The chief justice took up the opportunity to establish the position of the Court on the exhibition of symbols in the room and made a distinction between lawyers and defendants. Regarding the lawyers, he followed the General Statute of Spanish Lawyers, which prohibits the exhibition of any insignia by the lawyers in the room except the one for their bar association. It should be reminded that during the trial of the terrorist attacks of 11 March, a lawyer wearing a yihab was expelled of the room. The case ended in Strasbourg, where it was rejected on formal grounds.
As for the defendants, the Court endorsed the ECHR jurisprudence on the exhibition of ideological or religious symbols on court. This jurisprudence deemed the ban of religious symbols displayed by the parties on a trial as contrary to the Rome Convention in two cases involving the exhibition of a yihad and a hat.
The ECHR considers that any restriction to religious or ideological freedom must be prescribed by law, which must be subjected to a quality filter, that is, it must be predictable and accessible. At the same time, for the restriction to have a legitimate end, it is required to «constitute the necessary measures in a democratic society for state security, law enforcement, public health and moral, or protection of rights and liberties of the others”.
Among these measures, the ECHR includes the necessary respect and the proper functioning of the process in court that must be assessed case by case.
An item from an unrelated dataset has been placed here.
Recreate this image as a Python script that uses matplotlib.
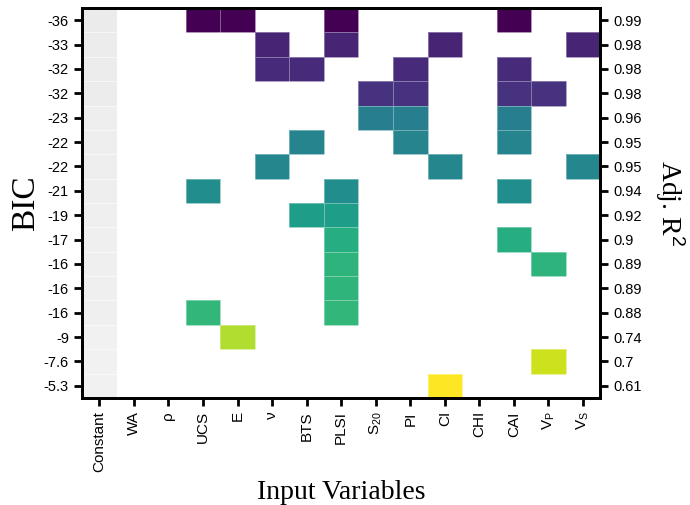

The ECHR interpreted that the exhibition of religious symbols did not affected these aims in the two studied cases, so therefore it considered that domestic authorities exceeded their margins of assessment.
Thus, the Court has determined that the yellow ribbons exhibited by the defendants do not lessen the required respect and proper functioning of the process, albeit they symbolize an ideological position that characterize the legal process as a political one.